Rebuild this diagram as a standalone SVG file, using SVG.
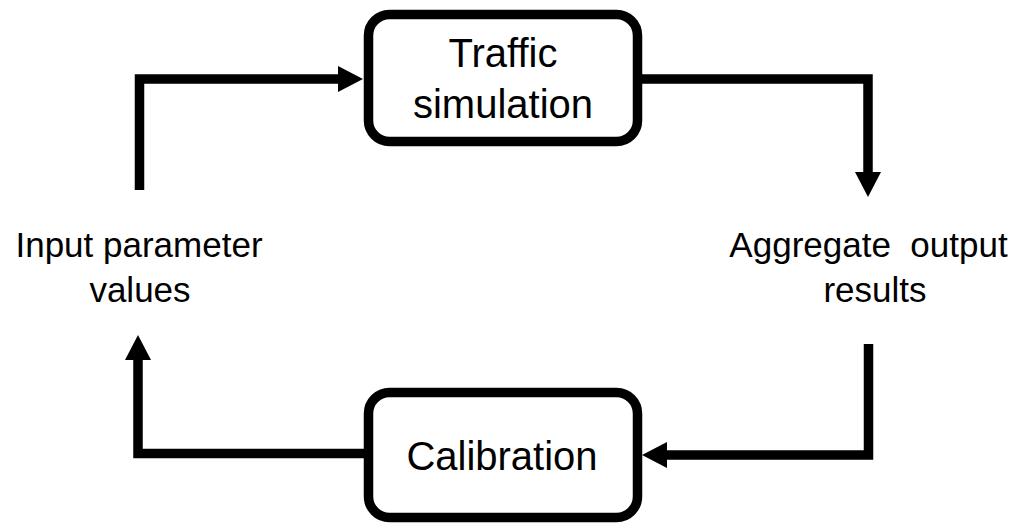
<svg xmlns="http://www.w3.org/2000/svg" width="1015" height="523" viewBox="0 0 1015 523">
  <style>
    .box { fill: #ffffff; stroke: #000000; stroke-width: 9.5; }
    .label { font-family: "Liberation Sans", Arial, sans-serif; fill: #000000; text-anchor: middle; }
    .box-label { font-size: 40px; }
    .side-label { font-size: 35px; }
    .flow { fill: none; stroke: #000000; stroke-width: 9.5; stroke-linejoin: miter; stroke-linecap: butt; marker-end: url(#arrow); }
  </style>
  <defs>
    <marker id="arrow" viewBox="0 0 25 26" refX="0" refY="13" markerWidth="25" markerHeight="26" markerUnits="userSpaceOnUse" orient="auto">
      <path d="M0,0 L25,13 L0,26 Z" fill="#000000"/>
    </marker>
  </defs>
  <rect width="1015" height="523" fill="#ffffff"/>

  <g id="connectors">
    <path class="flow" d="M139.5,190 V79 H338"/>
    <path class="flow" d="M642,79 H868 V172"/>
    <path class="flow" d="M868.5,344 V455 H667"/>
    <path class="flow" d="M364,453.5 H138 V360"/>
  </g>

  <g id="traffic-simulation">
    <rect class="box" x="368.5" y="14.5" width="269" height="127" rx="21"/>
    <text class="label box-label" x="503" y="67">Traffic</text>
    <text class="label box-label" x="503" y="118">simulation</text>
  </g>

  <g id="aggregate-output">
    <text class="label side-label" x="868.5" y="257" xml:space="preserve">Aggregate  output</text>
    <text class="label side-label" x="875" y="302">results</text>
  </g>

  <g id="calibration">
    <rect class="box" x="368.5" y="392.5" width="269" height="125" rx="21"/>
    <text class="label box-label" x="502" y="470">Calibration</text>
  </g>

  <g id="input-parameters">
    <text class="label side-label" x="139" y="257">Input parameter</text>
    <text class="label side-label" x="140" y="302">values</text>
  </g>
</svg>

DIRECTIVE —
Leave out the pictures and output the rest of the material exactly as written.

RESPONSE TO THE EXERCISE —
Rebuild this diagram as a standalone SVG file, using SVG.
<svg xmlns="http://www.w3.org/2000/svg" width="1015" height="523" viewBox="0 0 1015 523">
  <style>
    .box { fill: #ffffff; stroke: #000000; stroke-width: 9.5; }
    .label { font-family: "Liberation Sans", Arial, sans-serif; fill: #000000; text-anchor: middle; }
    .box-label { font-size: 40px; }
    .side-label { font-size: 35px; }
    .flow { fill: none; stroke: #000000; stroke-width: 9.5; stroke-linejoin: miter; stroke-linecap: butt; marker-end: url(#arrow); }
  </style>
  <defs>
    <marker id="arrow" viewBox="0 0 25 26" refX="0" refY="13" markerWidth="25" markerHeight="26" markerUnits="userSpaceOnUse" orient="auto">
      <path d="M0,0 L25,13 L0,26 Z" fill="#000000"/>
    </marker>
  </defs>
  <rect width="1015" height="523" fill="#ffffff"/>

  <g id="connectors">
    <path class="flow" d="M139.5,190 V79 H338"/>
    <path class="flow" d="M642,79 H868 V172"/>
    <path class="flow" d="M868.5,344 V455 H667"/>
    <path class="flow" d="M364,453.5 H138 V360"/>
  </g>

  <g id="traffic-simulation">
    <rect class="box" x="368.5" y="14.5" width="269" height="127" rx="21"/>
    <text class="label box-label" x="503" y="67">Traffic</text>
    <text class="label box-label" x="503" y="118">simulation</text>
  </g>

  <g id="aggregate-output">
    <text class="label side-label" x="868.5" y="257" xml:space="preserve">Aggregate  output</text>
    <text class="label side-label" x="875" y="302">results</text>
  </g>

  <g id="calibration">
    <rect class="box" x="368.5" y="392.5" width="269" height="125" rx="21"/>
    <text class="label box-label" x="502" y="470">Calibration</text>
  </g>

  <g id="input-parameters">
    <text class="label side-label" x="139" y="257">Input parameter</text>
    <text class="label side-label" x="140" y="302">values</text>
  </g>
</svg>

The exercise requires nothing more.